HURRAH! GAS PRICES in the District are down significantly since their May peak of more than $4 per gallon of regular. On Thursday, the price was just over $3.84. The cause, of course, is a drop in crude oil prices — not the campaign some D.C. politicians launched against the purported market manipulations of fuel wholesaler Eyub “Joe” Mamo, who also owns about 45 of the city’s 107 retail filling stations.
Nevertheless, the pols are still at it. Last week, D.C. Council member Mary M. Cheh (D–Ward 3) moved a bill through committee that would not only bar wholesalers such as Mr. Mamo from owning and operating retail stations but also prohibit them from selling stations they own without first giving current franchisees a chance to buy them. The full council will get a crack at this bill in the fall.
The case against Mr. Mamo is that his acquisition of 30 Exxon stations in 2009 gave him and one other wholesaler 70 percent of the District market, enabling them to make gas even more expensive in the city, compared with the suburbs, than it has always been.
On June 16, 2009, the day Mr. Mamo took over the stations, a gallon of regular gas cost 9.9 cents more in the District than in the metro area as a whole, according to the American Automobile Association. On Thursday, the differential was 15.5 cents — an increase of 5.6 cents. More than 60 percent of that increase is due to the D.C. Council’s increase of 3.5 cents per gallon in the local gas tax, which took effect Oct. 1, 2009. At most, Mr. Mamo’s acquisitions have increased the city-suburb gas gap by 2.1 cents, or a penny a year. Does this justify banning his widely practiced business model, under which he leases stations to operators on condition they buy their gas exclusively from him?
Ms. Cheh says yes: Recent experience convinces her that the D.C. wholesale fuel market is more resistant to new competitors than she thought four years ago, when she took the opposite side of this issue. But economic literature strongly suggests that businesses such as Mr. Mamo’s are efficient and that legislation such as Ms. Cheh’s might actually raise prices at the pump. It’s far from clear why the District, which is part of a competitive regional retail gas market, should be an exception to this well-documented pattern. At the very least, Ms. Cheh should ask the Federal Trade Commission for its view, as she did in 2007. Let’s see whether the FTC repeats the opinion it gave then, which was rooted in economic literature and, hence, favorable to Mr. Mamo.
But Ms. Cheh says this is about more than gas prices. The city must protect current gas stations, and their operators, from Mr. Mamo’s plans to sell the valuable real estate under his stations to developers — especially in Palisades, Georgetown and Capitol Hill, where operators charge their upscale clientele some of the highest prices in town. But if the city gives these franchisees a guaranteed shot at buying the land, as Ms. Cheh’s bill would do, and if they use it, what’s to stop them from going into the development business?

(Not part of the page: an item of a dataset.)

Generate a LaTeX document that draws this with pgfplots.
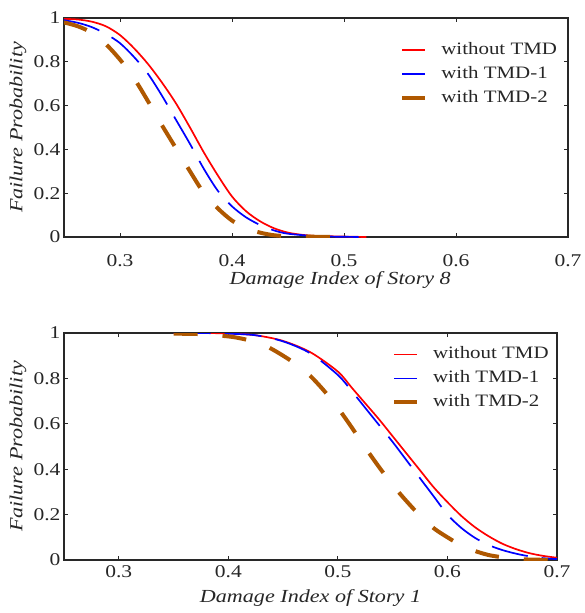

At least now we are beginning to see what this fight is really about. Once you get past all the rhetoric about price-gouging and trust-busting, what we have is a conflict among businessmen and their lobbyists. The hard-pressed motorist has little or nothing at stake. Exactly how many gas stations “should” the District have and where? We have no idea — and neither does anyone on the D.C. Council.